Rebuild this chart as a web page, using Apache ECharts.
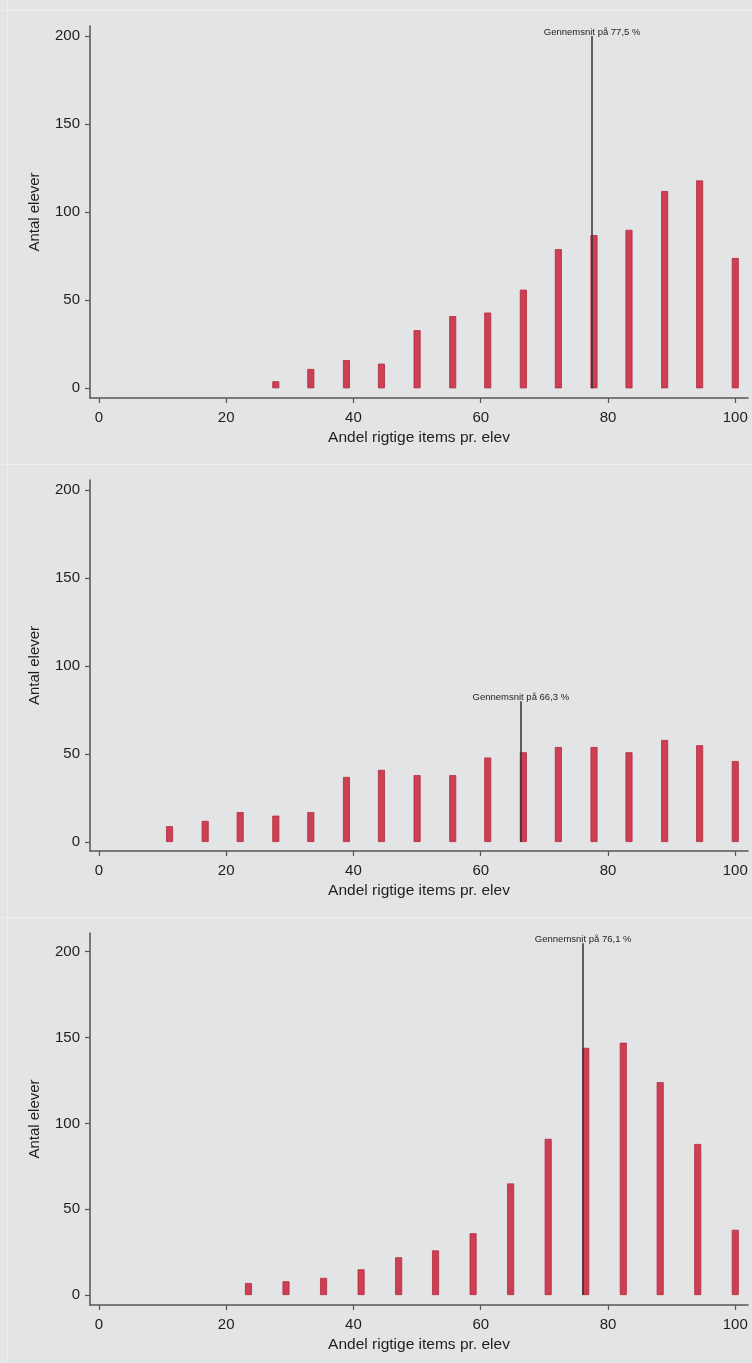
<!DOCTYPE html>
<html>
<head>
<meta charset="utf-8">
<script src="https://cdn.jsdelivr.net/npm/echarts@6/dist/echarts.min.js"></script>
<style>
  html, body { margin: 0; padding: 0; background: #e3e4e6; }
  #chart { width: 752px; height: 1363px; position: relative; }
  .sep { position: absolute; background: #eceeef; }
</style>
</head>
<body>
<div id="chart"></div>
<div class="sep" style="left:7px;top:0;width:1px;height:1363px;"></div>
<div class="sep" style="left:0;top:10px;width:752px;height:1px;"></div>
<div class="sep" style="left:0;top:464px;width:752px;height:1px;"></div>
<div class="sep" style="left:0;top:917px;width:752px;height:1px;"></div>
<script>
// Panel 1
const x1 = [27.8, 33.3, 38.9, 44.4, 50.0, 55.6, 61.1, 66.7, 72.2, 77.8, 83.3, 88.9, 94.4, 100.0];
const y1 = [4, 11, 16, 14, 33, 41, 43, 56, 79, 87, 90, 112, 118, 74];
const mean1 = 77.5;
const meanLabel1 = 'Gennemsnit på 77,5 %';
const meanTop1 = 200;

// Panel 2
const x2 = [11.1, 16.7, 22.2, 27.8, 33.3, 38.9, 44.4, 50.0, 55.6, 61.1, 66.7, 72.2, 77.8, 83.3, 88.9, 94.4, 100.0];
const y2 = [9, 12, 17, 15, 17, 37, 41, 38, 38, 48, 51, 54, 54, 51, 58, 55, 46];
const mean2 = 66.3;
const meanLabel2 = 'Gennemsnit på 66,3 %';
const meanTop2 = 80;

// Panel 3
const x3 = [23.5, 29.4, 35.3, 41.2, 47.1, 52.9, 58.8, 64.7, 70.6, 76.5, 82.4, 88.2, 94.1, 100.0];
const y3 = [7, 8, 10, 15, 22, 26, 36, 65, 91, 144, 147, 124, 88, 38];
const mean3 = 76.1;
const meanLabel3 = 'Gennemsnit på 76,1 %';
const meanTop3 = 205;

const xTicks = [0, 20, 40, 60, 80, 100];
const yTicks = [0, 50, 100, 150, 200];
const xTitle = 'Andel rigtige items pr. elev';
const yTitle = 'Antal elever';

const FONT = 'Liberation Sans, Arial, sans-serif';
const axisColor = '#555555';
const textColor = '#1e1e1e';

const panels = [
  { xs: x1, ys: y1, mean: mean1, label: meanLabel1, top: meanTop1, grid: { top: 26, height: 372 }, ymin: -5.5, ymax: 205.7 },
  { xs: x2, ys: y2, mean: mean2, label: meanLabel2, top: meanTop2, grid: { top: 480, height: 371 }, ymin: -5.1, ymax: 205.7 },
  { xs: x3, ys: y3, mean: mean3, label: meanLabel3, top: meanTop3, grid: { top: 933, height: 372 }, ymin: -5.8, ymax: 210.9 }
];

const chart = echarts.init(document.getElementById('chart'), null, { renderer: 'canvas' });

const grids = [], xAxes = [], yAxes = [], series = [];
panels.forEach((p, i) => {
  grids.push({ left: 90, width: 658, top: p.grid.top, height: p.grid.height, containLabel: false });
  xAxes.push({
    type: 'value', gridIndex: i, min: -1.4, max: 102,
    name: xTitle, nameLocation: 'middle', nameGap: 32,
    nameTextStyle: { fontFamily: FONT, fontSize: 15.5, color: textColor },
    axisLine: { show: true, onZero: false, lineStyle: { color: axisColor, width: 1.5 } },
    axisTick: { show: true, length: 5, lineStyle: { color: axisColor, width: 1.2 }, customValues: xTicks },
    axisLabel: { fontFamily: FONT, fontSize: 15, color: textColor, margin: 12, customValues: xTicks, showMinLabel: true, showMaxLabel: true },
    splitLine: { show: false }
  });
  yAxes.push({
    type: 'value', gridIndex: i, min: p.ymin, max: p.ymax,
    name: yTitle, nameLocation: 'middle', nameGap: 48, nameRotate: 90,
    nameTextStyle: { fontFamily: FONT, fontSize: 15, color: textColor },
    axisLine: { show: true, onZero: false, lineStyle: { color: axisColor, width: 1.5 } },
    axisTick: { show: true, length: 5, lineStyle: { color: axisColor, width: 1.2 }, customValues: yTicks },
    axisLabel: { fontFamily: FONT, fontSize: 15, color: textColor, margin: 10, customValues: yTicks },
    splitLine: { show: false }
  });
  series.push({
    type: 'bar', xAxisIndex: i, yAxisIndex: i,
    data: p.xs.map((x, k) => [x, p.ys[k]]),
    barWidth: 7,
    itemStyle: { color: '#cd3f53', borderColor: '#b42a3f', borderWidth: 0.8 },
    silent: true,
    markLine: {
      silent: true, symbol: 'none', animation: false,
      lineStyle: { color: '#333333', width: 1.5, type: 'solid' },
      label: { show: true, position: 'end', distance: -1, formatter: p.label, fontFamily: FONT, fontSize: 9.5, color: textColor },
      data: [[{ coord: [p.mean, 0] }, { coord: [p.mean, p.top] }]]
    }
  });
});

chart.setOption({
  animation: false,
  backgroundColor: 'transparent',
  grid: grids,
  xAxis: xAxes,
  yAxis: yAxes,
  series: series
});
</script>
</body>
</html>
·····
Word for word, quote the lines above. Omit the pictures.

Rebuild this chart as a web page, using Apache ECharts.
<!DOCTYPE html>
<html>
<head>
<meta charset="utf-8">
<script src="https://cdn.jsdelivr.net/npm/echarts@6/dist/echarts.min.js"></script>
<style>
  html, body { margin: 0; padding: 0; background: #e3e4e6; }
  #chart { width: 752px; height: 1363px; position: relative; }
  .sep { position: absolute; background: #eceeef; }
</style>
</head>
<body>
<div id="chart"></div>
<div class="sep" style="left:7px;top:0;width:1px;height:1363px;"></div>
<div class="sep" style="left:0;top:10px;width:752px;height:1px;"></div>
<div class="sep" style="left:0;top:464px;width:752px;height:1px;"></div>
<div class="sep" style="left:0;top:917px;width:752px;height:1px;"></div>
<script>
// Panel 1
const x1 = [27.8, 33.3, 38.9, 44.4, 50.0, 55.6, 61.1, 66.7, 72.2, 77.8, 83.3, 88.9, 94.4, 100.0];
const y1 = [4, 11, 16, 14, 33, 41, 43, 56, 79, 87, 90, 112, 118, 74];
const mean1 = 77.5;
const meanLabel1 = 'Gennemsnit på 77,5 %';
const meanTop1 = 200;

// Panel 2
const x2 = [11.1, 16.7, 22.2, 27.8, 33.3, 38.9, 44.4, 50.0, 55.6, 61.1, 66.7, 72.2, 77.8, 83.3, 88.9, 94.4, 100.0];
const y2 = [9, 12, 17, 15, 17, 37, 41, 38, 38, 48, 51, 54, 54, 51, 58, 55, 46];
const mean2 = 66.3;
const meanLabel2 = 'Gennemsnit på 66,3 %';
const meanTop2 = 80;

// Panel 3
const x3 = [23.5, 29.4, 35.3, 41.2, 47.1, 52.9, 58.8, 64.7, 70.6, 76.5, 82.4, 88.2, 94.1, 100.0];
const y3 = [7, 8, 10, 15, 22, 26, 36, 65, 91, 144, 147, 124, 88, 38];
const mean3 = 76.1;
const meanLabel3 = 'Gennemsnit på 76,1 %';
const meanTop3 = 205;

const xTicks = [0, 20, 40, 60, 80, 100];
const yTicks = [0, 50, 100, 150, 200];
const xTitle = 'Andel rigtige items pr. elev';
const yTitle = 'Antal elever';

const FONT = 'Liberation Sans, Arial, sans-serif';
const axisColor = '#555555';
const textColor = '#1e1e1e';

const panels = [
  { xs: x1, ys: y1, mean: mean1, label: meanLabel1, top: meanTop1, grid: { top: 26, height: 372 }, ymin: -5.5, ymax: 205.7 },
  { xs: x2, ys: y2, mean: mean2, label: meanLabel2, top: meanTop2, grid: { top: 480, height: 371 }, ymin: -5.1, ymax: 205.7 },
  { xs: x3, ys: y3, mean: mean3, label: meanLabel3, top: meanTop3, grid: { top: 933, height: 372 }, ymin: -5.8, ymax: 210.9 }
];

const chart = echarts.init(document.getElementById('chart'), null, { renderer: 'canvas' });

const grids = [], xAxes = [], yAxes = [], series = [];
panels.forEach((p, i) => {
  grids.push({ left: 90, width: 658, top: p.grid.top, height: p.grid.height, containLabel: false });
  xAxes.push({
    type: 'value', gridIndex: i, min: -1.4, max: 102,
    name: xTitle, nameLocation: 'middle', nameGap: 32,
    nameTextStyle: { fontFamily: FONT, fontSize: 15.5, color: textColor },
    axisLine: { show: true, onZero: false, lineStyle: { color: axisColor, width: 1.5 } },
    axisTick: { show: true, length: 5, lineStyle: { color: axisColor, width: 1.2 }, customValues: xTicks },
    axisLabel: { fontFamily: FONT, fontSize: 15, color: textColor, margin: 12, customValues: xTicks, showMinLabel: true, showMaxLabel: true },
    splitLine: { show: false }
  });
  yAxes.push({
    type: 'value', gridIndex: i, min: p.ymin, max: p.ymax,
    name: yTitle, nameLocation: 'middle', nameGap: 48, nameRotate: 90,
    nameTextStyle: { fontFamily: FONT, fontSize: 15, color: textColor },
    axisLine: { show: true, onZero: false, lineStyle: { color: axisColor, width: 1.5 } },
    axisTick: { show: true, length: 5, lineStyle: { color: axisColor, width: 1.2 }, customValues: yTicks },
    axisLabel: { fontFamily: FONT, fontSize: 15, color: textColor, margin: 10, customValues: yTicks },
    splitLine: { show: false }
  });
  series.push({
    type: 'bar', xAxisIndex: i, yAxisIndex: i,
    data: p.xs.map((x, k) => [x, p.ys[k]]),
    barWidth: 7,
    itemStyle: { color: '#cd3f53', borderColor: '#b42a3f', borderWidth: 0.8 },
    silent: true,
    markLine: {
      silent: true, symbol: 'none', animation: false,
      lineStyle: { color: '#333333', width: 1.5, type: 'solid' },
      label: { show: true, position: 'end', distance: -1, formatter: p.label, fontFamily: FONT, fontSize: 9.5, color: textColor },
      data: [[{ coord: [p.mean, 0] }, { coord: [p.mean, p.top] }]]
    }
  });
});

chart.setOption({
  animation: false,
  backgroundColor: 'transparent',
  grid: grids,
  xAxis: xAxes,
  yAxis: yAxes,
  series: series
});
</script>
</body>
</html>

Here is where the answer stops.